**Exercise aim**: Whenever a line contains the string "matplotlib", copy it out of the entries.

(Entries with chart source code)
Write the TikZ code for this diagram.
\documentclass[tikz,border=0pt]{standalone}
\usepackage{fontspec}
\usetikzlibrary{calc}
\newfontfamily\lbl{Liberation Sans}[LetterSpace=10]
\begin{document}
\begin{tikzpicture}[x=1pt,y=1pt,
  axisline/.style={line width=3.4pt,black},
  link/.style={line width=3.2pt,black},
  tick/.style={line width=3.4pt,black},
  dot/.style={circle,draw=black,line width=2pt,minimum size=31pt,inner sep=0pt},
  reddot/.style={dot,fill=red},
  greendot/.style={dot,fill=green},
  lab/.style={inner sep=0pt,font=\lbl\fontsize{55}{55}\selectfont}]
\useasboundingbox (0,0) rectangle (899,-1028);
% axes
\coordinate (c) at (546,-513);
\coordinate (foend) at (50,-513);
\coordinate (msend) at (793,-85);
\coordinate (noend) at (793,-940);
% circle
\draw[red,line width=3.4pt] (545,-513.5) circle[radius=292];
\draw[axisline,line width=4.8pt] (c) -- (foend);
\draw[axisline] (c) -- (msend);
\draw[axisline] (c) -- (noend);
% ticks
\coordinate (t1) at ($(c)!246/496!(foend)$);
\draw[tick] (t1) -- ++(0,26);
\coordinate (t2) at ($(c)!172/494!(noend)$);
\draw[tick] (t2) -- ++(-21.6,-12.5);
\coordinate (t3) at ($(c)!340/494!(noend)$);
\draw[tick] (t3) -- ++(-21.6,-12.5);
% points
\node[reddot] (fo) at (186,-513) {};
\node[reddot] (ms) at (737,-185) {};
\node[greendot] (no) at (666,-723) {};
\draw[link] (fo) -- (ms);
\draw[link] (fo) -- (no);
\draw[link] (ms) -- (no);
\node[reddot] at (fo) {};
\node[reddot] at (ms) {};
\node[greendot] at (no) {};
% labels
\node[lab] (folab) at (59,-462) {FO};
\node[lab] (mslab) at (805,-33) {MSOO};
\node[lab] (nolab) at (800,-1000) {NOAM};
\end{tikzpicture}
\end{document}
--
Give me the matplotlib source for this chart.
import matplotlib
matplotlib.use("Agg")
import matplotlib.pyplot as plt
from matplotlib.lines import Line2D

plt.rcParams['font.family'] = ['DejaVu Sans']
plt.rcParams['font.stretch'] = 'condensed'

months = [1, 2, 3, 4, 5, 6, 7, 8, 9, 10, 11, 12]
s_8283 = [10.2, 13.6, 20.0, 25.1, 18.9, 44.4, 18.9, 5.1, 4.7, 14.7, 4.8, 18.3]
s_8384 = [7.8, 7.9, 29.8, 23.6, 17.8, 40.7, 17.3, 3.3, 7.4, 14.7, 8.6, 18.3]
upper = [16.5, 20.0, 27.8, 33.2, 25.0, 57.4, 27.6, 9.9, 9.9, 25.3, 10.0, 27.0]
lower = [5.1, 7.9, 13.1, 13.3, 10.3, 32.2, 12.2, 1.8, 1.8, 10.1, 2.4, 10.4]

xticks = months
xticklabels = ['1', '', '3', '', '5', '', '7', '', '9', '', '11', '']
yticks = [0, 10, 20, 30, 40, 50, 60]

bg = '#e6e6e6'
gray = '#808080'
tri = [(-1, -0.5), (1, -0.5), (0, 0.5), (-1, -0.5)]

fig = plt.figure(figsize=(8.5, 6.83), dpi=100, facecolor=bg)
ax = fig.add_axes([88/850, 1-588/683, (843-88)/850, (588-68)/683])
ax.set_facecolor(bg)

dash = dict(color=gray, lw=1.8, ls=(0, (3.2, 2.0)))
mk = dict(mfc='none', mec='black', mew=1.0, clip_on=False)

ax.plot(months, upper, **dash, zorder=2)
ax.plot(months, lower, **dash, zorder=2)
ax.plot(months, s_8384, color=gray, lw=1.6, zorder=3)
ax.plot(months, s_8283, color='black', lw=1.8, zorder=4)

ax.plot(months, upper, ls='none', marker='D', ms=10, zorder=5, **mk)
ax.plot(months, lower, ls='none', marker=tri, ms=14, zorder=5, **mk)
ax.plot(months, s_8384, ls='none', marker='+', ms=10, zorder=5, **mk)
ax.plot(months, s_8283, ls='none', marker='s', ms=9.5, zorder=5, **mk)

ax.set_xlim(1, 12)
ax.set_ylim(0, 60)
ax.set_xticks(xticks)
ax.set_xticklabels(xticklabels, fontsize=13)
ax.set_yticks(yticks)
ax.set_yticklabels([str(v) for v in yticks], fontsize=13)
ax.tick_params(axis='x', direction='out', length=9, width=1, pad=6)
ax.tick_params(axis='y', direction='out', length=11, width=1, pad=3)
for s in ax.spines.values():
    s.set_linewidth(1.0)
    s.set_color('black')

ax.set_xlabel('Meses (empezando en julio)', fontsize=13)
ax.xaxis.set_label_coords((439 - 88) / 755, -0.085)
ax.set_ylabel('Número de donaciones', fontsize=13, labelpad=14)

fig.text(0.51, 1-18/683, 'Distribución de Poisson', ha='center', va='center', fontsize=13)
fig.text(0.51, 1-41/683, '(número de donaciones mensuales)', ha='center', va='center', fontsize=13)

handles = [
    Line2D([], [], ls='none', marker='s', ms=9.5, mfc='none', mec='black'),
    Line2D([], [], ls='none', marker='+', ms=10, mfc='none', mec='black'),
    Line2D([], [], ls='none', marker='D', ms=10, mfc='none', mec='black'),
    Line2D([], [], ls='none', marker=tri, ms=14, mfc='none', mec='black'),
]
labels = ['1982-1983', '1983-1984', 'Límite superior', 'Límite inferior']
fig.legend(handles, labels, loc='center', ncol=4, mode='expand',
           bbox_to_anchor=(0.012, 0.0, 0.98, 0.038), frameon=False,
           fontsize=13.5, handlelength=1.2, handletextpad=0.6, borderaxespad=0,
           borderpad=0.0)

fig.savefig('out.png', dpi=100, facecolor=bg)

**Written response**:
Give me the matplotlib source for this chart.
import matplotlib
matplotlib.use("Agg")
import matplotlib.pyplot as plt
from matplotlib.lines import Line2D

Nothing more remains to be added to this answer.